Data shown>
==================================================
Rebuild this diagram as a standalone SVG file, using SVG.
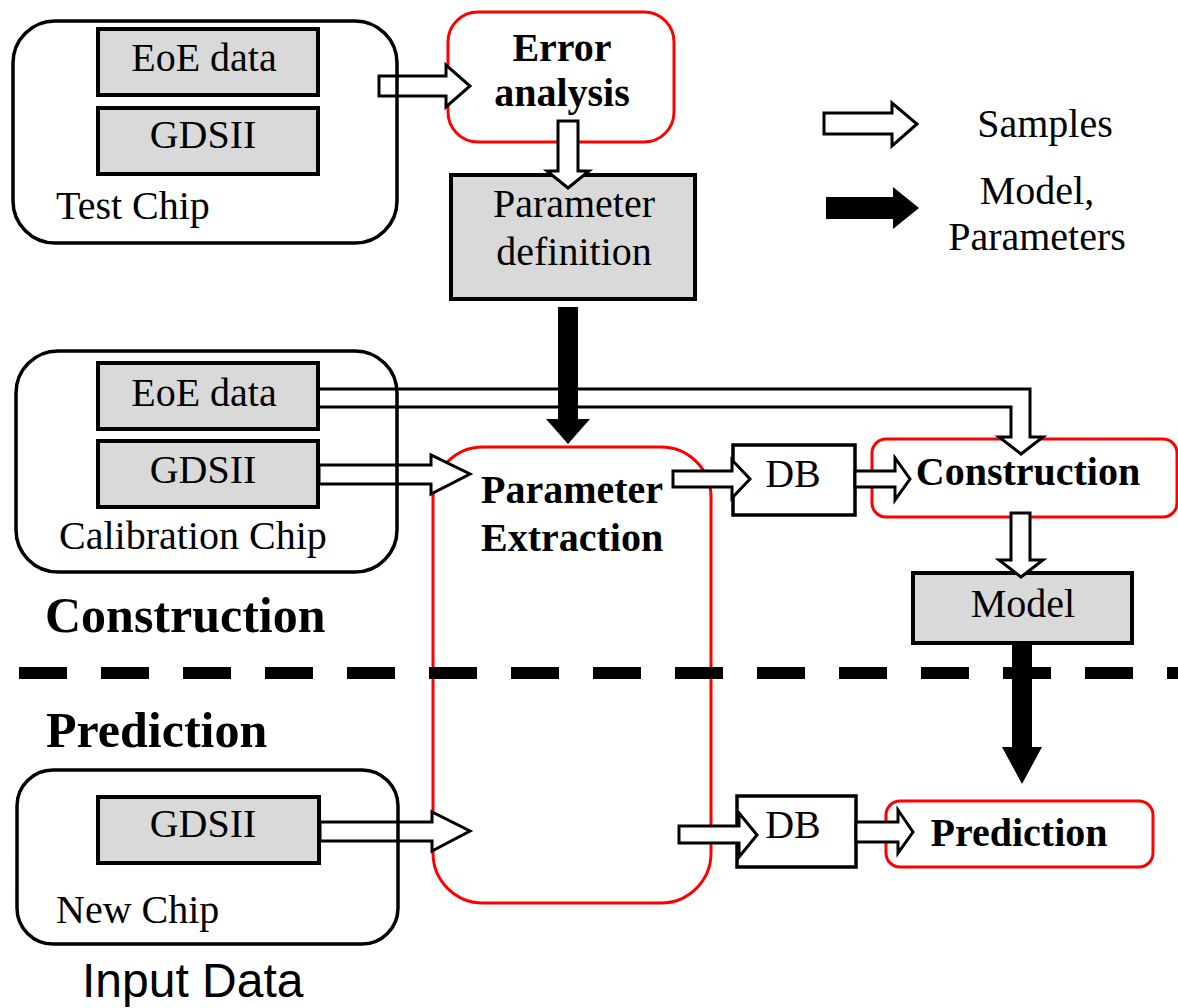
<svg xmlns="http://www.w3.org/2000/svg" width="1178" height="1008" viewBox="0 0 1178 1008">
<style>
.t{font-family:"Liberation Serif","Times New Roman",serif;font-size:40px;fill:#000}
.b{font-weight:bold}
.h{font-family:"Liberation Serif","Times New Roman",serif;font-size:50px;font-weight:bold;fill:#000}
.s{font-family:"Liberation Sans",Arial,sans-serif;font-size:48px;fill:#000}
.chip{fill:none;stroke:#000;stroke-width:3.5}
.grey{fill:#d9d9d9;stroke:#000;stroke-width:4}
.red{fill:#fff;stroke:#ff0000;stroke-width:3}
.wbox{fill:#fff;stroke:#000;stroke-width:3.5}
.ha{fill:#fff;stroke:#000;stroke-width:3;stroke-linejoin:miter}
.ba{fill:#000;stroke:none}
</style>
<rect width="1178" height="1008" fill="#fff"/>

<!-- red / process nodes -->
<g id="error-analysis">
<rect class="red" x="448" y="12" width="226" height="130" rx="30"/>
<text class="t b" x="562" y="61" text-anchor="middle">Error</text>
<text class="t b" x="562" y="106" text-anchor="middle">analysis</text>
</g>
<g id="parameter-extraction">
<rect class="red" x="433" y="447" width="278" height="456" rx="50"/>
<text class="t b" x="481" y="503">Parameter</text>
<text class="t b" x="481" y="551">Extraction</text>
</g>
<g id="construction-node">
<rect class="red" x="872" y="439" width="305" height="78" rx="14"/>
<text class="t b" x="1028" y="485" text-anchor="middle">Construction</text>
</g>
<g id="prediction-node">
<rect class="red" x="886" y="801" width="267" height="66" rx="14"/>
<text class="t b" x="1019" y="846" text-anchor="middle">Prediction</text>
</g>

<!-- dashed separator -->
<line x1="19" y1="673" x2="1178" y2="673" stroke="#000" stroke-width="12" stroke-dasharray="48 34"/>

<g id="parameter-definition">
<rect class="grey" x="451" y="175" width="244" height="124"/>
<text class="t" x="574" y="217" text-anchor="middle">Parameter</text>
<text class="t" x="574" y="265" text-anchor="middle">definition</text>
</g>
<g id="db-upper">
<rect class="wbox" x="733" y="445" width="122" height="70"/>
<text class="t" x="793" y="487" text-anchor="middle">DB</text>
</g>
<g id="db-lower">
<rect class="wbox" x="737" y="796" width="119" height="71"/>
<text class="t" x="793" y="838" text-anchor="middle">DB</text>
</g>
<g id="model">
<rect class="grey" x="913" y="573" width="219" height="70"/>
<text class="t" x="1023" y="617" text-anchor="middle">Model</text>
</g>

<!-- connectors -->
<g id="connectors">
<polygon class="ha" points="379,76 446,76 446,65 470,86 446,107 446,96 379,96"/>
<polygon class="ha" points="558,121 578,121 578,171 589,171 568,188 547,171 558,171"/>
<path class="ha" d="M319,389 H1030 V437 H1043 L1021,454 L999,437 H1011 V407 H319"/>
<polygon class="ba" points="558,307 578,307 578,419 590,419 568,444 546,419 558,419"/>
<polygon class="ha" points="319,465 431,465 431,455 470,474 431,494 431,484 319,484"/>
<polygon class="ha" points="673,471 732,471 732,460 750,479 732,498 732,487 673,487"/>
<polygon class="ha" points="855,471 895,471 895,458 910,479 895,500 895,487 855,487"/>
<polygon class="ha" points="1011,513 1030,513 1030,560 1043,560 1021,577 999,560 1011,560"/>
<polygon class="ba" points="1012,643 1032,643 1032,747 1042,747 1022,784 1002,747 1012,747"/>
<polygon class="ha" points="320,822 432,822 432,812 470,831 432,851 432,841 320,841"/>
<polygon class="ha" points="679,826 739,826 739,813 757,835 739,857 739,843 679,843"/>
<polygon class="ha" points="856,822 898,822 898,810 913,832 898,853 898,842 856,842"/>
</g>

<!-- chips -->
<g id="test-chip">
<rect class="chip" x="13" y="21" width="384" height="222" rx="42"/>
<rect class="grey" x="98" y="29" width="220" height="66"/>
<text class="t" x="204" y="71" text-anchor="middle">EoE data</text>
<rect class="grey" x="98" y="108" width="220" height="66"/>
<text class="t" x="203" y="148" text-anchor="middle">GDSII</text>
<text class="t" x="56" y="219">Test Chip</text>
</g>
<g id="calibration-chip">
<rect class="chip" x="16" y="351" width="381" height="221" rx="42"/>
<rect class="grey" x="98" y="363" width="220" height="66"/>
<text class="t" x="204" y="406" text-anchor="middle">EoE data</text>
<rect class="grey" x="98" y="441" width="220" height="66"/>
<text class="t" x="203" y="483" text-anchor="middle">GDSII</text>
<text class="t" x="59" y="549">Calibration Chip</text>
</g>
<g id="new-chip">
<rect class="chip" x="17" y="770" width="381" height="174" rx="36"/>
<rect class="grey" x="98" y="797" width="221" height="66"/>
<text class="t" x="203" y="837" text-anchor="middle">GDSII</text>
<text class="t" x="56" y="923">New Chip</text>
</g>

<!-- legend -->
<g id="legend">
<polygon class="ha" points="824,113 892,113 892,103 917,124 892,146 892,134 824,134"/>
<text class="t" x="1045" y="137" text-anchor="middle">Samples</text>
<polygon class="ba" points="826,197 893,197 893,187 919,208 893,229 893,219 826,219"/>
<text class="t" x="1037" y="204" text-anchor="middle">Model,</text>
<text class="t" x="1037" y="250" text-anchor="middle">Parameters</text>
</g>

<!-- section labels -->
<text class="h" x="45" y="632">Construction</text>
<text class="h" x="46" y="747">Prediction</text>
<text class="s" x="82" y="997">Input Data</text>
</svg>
==================================================
What the task asks> Reproduce the listing word for word and omit its pictures.

Solution to this task>
Rebuild this diagram as a standalone SVG file, using SVG.
<svg xmlns="http://www.w3.org/2000/svg" width="1178" height="1008" viewBox="0 0 1178 1008">
<style>
.t{font-family:"Liberation Serif","Times New Roman",serif;font-size:40px;fill:#000}
.b{font-weight:bold}
.h{font-family:"Liberation Serif","Times New Roman",serif;font-size:50px;font-weight:bold;fill:#000}
.s{font-family:"Liberation Sans",Arial,sans-serif;font-size:48px;fill:#000}
.chip{fill:none;stroke:#000;stroke-width:3.5}
.grey{fill:#d9d9d9;stroke:#000;stroke-width:4}
.red{fill:#fff;stroke:#ff0000;stroke-width:3}
.wbox{fill:#fff;stroke:#000;stroke-width:3.5}
.ha{fill:#fff;stroke:#000;stroke-width:3;stroke-linejoin:miter}
.ba{fill:#000;stroke:none}
</style>
<rect width="1178" height="1008" fill="#fff"/>

<!-- red / process nodes -->
<g id="error-analysis">
<rect class="red" x="448" y="12" width="226" height="130" rx="30"/>
<text class="t b" x="562" y="61" text-anchor="middle">Error</text>
<text class="t b" x="562" y="106" text-anchor="middle">analysis</text>
</g>
<g id="parameter-extraction">
<rect class="red" x="433" y="447" width="278" height="456" rx="50"/>
<text class="t b" x="481" y="503">Parameter</text>
<text class="t b" x="481" y="551">Extraction</text>
</g>
<g id="construction-node">
<rect class="red" x="872" y="439" width="305" height="78" rx="14"/>
<text class="t b" x="1028" y="485" text-anchor="middle">Construction</text>
</g>
<g id="prediction-node">
<rect class="red" x="886" y="801" width="267" height="66" rx="14"/>
<text class="t b" x="1019" y="846" text-anchor="middle">Prediction</text>
</g>

<!-- dashed separator -->
<line x1="19" y1="673" x2="1178" y2="673" stroke="#000" stroke-width="12" stroke-dasharray="48 34"/>

<g id="parameter-definition">
<rect class="grey" x="451" y="175" width="244" height="124"/>
<text class="t" x="574" y="217" text-anchor="middle">Parameter</text>
<text class="t" x="574" y="265" text-anchor="middle">definition</text>
</g>
<g id="db-upper">
<rect class="wbox" x="733" y="445" width="122" height="70"/>
<text class="t" x="793" y="487" text-anchor="middle">DB</text>
</g>
<g id="db-lower">
<rect class="wbox" x="737" y="796" width="119" height="71"/>
<text class="t" x="793" y="838" text-anchor="middle">DB</text>
</g>
<g id="model">
<rect class="grey" x="913" y="573" width="219" height="70"/>
<text class="t" x="1023" y="617" text-anchor="middle">Model</text>
</g>

<!-- connectors -->
<g id="connectors">
<polygon class="ha" points="379,76 446,76 446,65 470,86 446,107 446,96 379,96"/>
<polygon class="ha" points="558,121 578,121 578,171 589,171 568,188 547,171 558,171"/>
<path class="ha" d="M319,389 H1030 V437 H1043 L1021,454 L999,437 H1011 V407 H319"/>
<polygon class="ba" points="558,307 578,307 578,419 590,419 568,444 546,419 558,419"/>
<polygon class="ha" points="319,465 431,465 431,455 470,474 431,494 431,484 319,484"/>
<polygon class="ha" points="673,471 732,471 732,460 750,479 732,498 732,487 673,487"/>
<polygon class="ha" points="855,471 895,471 895,458 910,479 895,500 895,487 855,487"/>
<polygon class="ha" points="1011,513 1030,513 1030,560 1043,560 1021,577 999,560 1011,560"/>
<polygon class="ba" points="1012,643 1032,643 1032,747 1042,747 1022,784 1002,747 1012,747"/>
<polygon class="ha" points="320,822 432,822 432,812 470,831 432,851 432,841 320,841"/>
<polygon class="ha" points="679,826 739,826 739,813 757,835 739,857 739,843 679,843"/>
<polygon class="ha" points="856,822 898,822 898,810 913,832 898,853 898,842 856,842"/>
</g>

<!-- chips -->
<g id="test-chip">
<rect class="chip" x="13" y="21" width="384" height="222" rx="42"/>
<rect class="grey" x="98" y="29" width="220" height="66"/>
<text class="t" x="204" y="71" text-anchor="middle">EoE data</text>
<rect class="grey" x="98" y="108" width="220" height="66"/>
<text class="t" x="203" y="148" text-anchor="middle">GDSII</text>
<text class="t" x="56" y="219">Test Chip</text>
</g>
<g id="calibration-chip">
<rect class="chip" x="16" y="351" width="381" height="221" rx="42"/>
<rect class="grey" x="98" y="363" width="220" height="66"/>
<text class="t" x="204" y="406" text-anchor="middle">EoE data</text>
<rect class="grey" x="98" y="441" width="220" height="66"/>
<text class="t" x="203" y="483" text-anchor="middle">GDSII</text>
<text class="t" x="59" y="549">Calibration Chip</text>
</g>
<g id="new-chip">
<rect class="chip" x="17" y="770" width="381" height="174" rx="36"/>
<rect class="grey" x="98" y="797" width="221" height="66"/>
<text class="t" x="203" y="837" text-anchor="middle">GDSII</text>
<text class="t" x="56" y="923">New Chip</text>
</g>

<!-- legend -->
<g id="legend">
<polygon class="ha" points="824,113 892,113 892,103 917,124 892,146 892,134 824,134"/>
<text class="t" x="1045" y="137" text-anchor="middle">Samples</text>
<polygon class="ba" points="826,197 893,197 893,187 919,208 893,229 893,219 826,219"/>
<text class="t" x="1037" y="204" text-anchor="middle">Model,</text>
<text class="t" x="1037" y="250" text-anchor="middle">Parameters</text>
</g>

<!-- section labels -->
<text class="h" x="45" y="632">Construction</text>
<text class="h" x="46" y="747">Prediction</text>
<text class="s" x="82" y="997">Input Data</text>
</svg>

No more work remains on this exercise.